EXERCISE AIM = Will you output all of the data below exactly, omitting the images?

MATERIAL PROVIDED =

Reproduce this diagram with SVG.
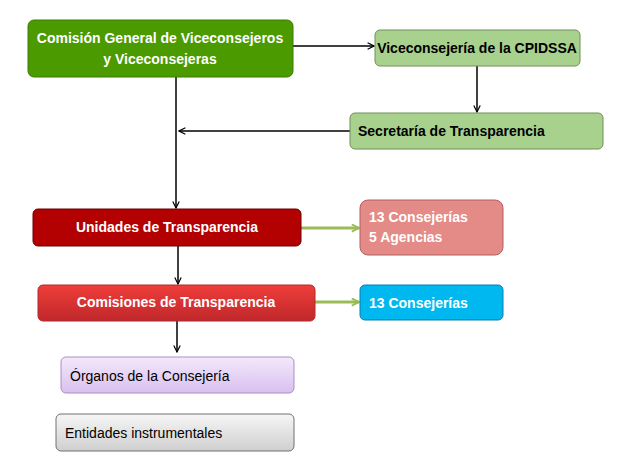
<svg xmlns="http://www.w3.org/2000/svg" width="622" height="474" viewBox="0 0 622 474">
<defs>
<style>
text{font-family:"Liberation Sans",Arial,sans-serif;font-size:14px}
.b{font-weight:bold}
.w{fill:#fff}
.k{fill:#000}
.ln{stroke:#000;stroke-width:1.5;fill:none}
.g{stroke:#9bbb59;stroke-width:3;fill:none}
</style>
<marker id="a" viewBox="0 0 10 10" refX="9" refY="5" markerWidth="8" markerHeight="8" orient="auto" markerUnits="userSpaceOnUse"><path d="M1,1 L9,5 L1,9" fill="none" stroke="#000" stroke-width="1.5"/></marker>
<marker id="ag" viewBox="0 0 10 10" refX="9" refY="5" markerWidth="9" markerHeight="9" orient="auto" markerUnits="userSpaceOnUse"><path d="M1,1 L9,5 L1,9" fill="none" stroke="#9bbb59" stroke-width="2"/></marker>
<linearGradient id="gr" x1="0" y1="0" x2="0" y2="1"><stop offset="0" stop-color="#ef3e3a"/><stop offset="1" stop-color="#c0272b"/></linearGradient>
<linearGradient id="gp" x1="0" y1="0" x2="0" y2="1"><stop offset="0" stop-color="#f3e9fb"/><stop offset="1" stop-color="#d9bff0"/></linearGradient>
<linearGradient id="gg" x1="0" y1="0" x2="0" y2="1"><stop offset="0" stop-color="#f6f6f6"/><stop offset="1" stop-color="#cfcfcf"/></linearGradient>
</defs>
<g id="connectors">
<path class="ln" d="M293,46 H374" marker-end="url(#a)" stroke-width="2.5"/>
<path class="ln" d="M477,66 V112" marker-end="url(#a)"/>
<path class="ln" d="M350,131 H179" marker-end="url(#a)"/>
<path class="ln" d="M176,77 V208" marker-end="url(#a)"/>
<path class="ln" d="M178,246 V284" marker-end="url(#a)"/>
<path class="ln" d="M177,321 V352" marker-end="url(#a)"/>
<path class="g" d="M301,228 H359" marker-end="url(#ag)"/>
<path class="g" d="M315,302 H359" marker-end="url(#ag)"/>
</g>
<g id="n1"><rect x="28" y="20" width="265" height="57" rx="6" fill="#4a9a00" stroke="#3c7d00"/><text class="b w" x="160" y="43" text-anchor="middle">Comisión General de Viceconsejeros</text><text class="b w" x="160" y="64" text-anchor="middle">y Viceconsejeras</text></g>
<g id="n2"><rect x="375" y="30" width="205" height="36" rx="5" fill="#a9d18e" stroke="#6f8f55"/><text class="b k" x="477" y="53" text-anchor="middle" font-size="13">Viceconsejería de la CPIDSSA</text></g>
<g id="n3"><rect x="350" y="113" width="253" height="36" rx="5" fill="#a9d18e" stroke="#6f8f55"/><text class="b k" x="358" y="136" font-size="15">Secretaría de Transparencia</text></g>
<g id="n4"><rect x="33" y="209" width="268" height="37" rx="5" fill="#b30000" stroke="#6b0000"/><text class="b w" x="167" y="232" text-anchor="middle">Unidades de Transparencia</text></g>
<g id="n5"><rect x="360" y="200" width="143" height="55" rx="8" fill="#e48a87" stroke="#b06060"/><text class="b w" x="369" y="222" font-size="13">13 Consejerías</text><text class="b w" x="369" y="242" font-size="13">5 Agencias</text></g>
<g id="n6"><rect x="38" y="285" width="277" height="36" rx="5" fill="url(#gr)" stroke="#b02a28"/><text class="b w" x="176" y="307" text-anchor="middle">Comisiones de Transparencia</text></g>
<g id="n7"><rect x="360" y="285" width="143" height="35" rx="5" fill="#00b8f0" stroke="#0080b0"/><text class="b w" x="369" y="308">13 Consejerías</text></g>
<g id="n8"><rect x="61" y="357" width="233" height="36" rx="5" fill="url(#gp)" stroke="#a890c0"/><text class="k" x="70" y="381" font-size="15">Órganos de la Consejería</text></g>
<g id="n9"><rect x="56" y="414" width="238" height="37" rx="5" fill="url(#gg)" stroke="#707070"/><text class="k" x="65" y="438" font-size="15">Entidades instrumentales</text></g>
</svg>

RIGHT ANSWER =
Reproduce this diagram with SVG.
<svg xmlns="http://www.w3.org/2000/svg" width="622" height="474" viewBox="0 0 622 474">
<defs>
<style>
text{font-family:"Liberation Sans",Arial,sans-serif;font-size:14px}
.b{font-weight:bold}
.w{fill:#fff}
.k{fill:#000}
.ln{stroke:#000;stroke-width:1.5;fill:none}
.g{stroke:#9bbb59;stroke-width:3;fill:none}
</style>
<marker id="a" viewBox="0 0 10 10" refX="9" refY="5" markerWidth="8" markerHeight="8" orient="auto" markerUnits="userSpaceOnUse"><path d="M1,1 L9,5 L1,9" fill="none" stroke="#000" stroke-width="1.5"/></marker>
<marker id="ag" viewBox="0 0 10 10" refX="9" refY="5" markerWidth="9" markerHeight="9" orient="auto" markerUnits="userSpaceOnUse"><path d="M1,1 L9,5 L1,9" fill="none" stroke="#9bbb59" stroke-width="2"/></marker>
<linearGradient id="gr" x1="0" y1="0" x2="0" y2="1"><stop offset="0" stop-color="#ef3e3a"/><stop offset="1" stop-color="#c0272b"/></linearGradient>
<linearGradient id="gp" x1="0" y1="0" x2="0" y2="1"><stop offset="0" stop-color="#f3e9fb"/><stop offset="1" stop-color="#d9bff0"/></linearGradient>
<linearGradient id="gg" x1="0" y1="0" x2="0" y2="1"><stop offset="0" stop-color="#f6f6f6"/><stop offset="1" stop-color="#cfcfcf"/></linearGradient>
</defs>
<g id="connectors">
<path class="ln" d="M293,46 H374" marker-end="url(#a)" stroke-width="2.5"/>
<path class="ln" d="M477,66 V112" marker-end="url(#a)"/>
<path class="ln" d="M350,131 H179" marker-end="url(#a)"/>
<path class="ln" d="M176,77 V208" marker-end="url(#a)"/>
<path class="ln" d="M178,246 V284" marker-end="url(#a)"/>
<path class="ln" d="M177,321 V352" marker-end="url(#a)"/>
<path class="g" d="M301,228 H359" marker-end="url(#ag)"/>
<path class="g" d="M315,302 H359" marker-end="url(#ag)"/>
</g>
<g id="n1"><rect x="28" y="20" width="265" height="57" rx="6" fill="#4a9a00" stroke="#3c7d00"/><text class="b w" x="160" y="43" text-anchor="middle">Comisión General de Viceconsejeros</text><text class="b w" x="160" y="64" text-anchor="middle">y Viceconsejeras</text></g>
<g id="n2"><rect x="375" y="30" width="205" height="36" rx="5" fill="#a9d18e" stroke="#6f8f55"/><text class="b k" x="477" y="53" text-anchor="middle" font-size="13">Viceconsejería de la CPIDSSA</text></g>
<g id="n3"><rect x="350" y="113" width="253" height="36" rx="5" fill="#a9d18e" stroke="#6f8f55"/><text class="b k" x="358" y="136" font-size="15">Secretaría de Transparencia</text></g>
<g id="n4"><rect x="33" y="209" width="268" height="37" rx="5" fill="#b30000" stroke="#6b0000"/><text class="b w" x="167" y="232" text-anchor="middle">Unidades de Transparencia</text></g>
<g id="n5"><rect x="360" y="200" width="143" height="55" rx="8" fill="#e48a87" stroke="#b06060"/><text class="b w" x="369" y="222" font-size="13">13 Consejerías</text><text class="b w" x="369" y="242" font-size="13">5 Agencias</text></g>
<g id="n6"><rect x="38" y="285" width="277" height="36" rx="5" fill="url(#gr)" stroke="#b02a28"/><text class="b w" x="176" y="307" text-anchor="middle">Comisiones de Transparencia</text></g>
<g id="n7"><rect x="360" y="285" width="143" height="35" rx="5" fill="#00b8f0" stroke="#0080b0"/><text class="b w" x="369" y="308">13 Consejerías</text></g>
<g id="n8"><rect x="61" y="357" width="233" height="36" rx="5" fill="url(#gp)" stroke="#a890c0"/><text class="k" x="70" y="381" font-size="15">Órganos de la Consejería</text></g>
<g id="n9"><rect x="56" y="414" width="238" height="37" rx="5" fill="url(#gg)" stroke="#707070"/><text class="k" x="65" y="438" font-size="15">Entidades instrumentales</text></g>
</svg>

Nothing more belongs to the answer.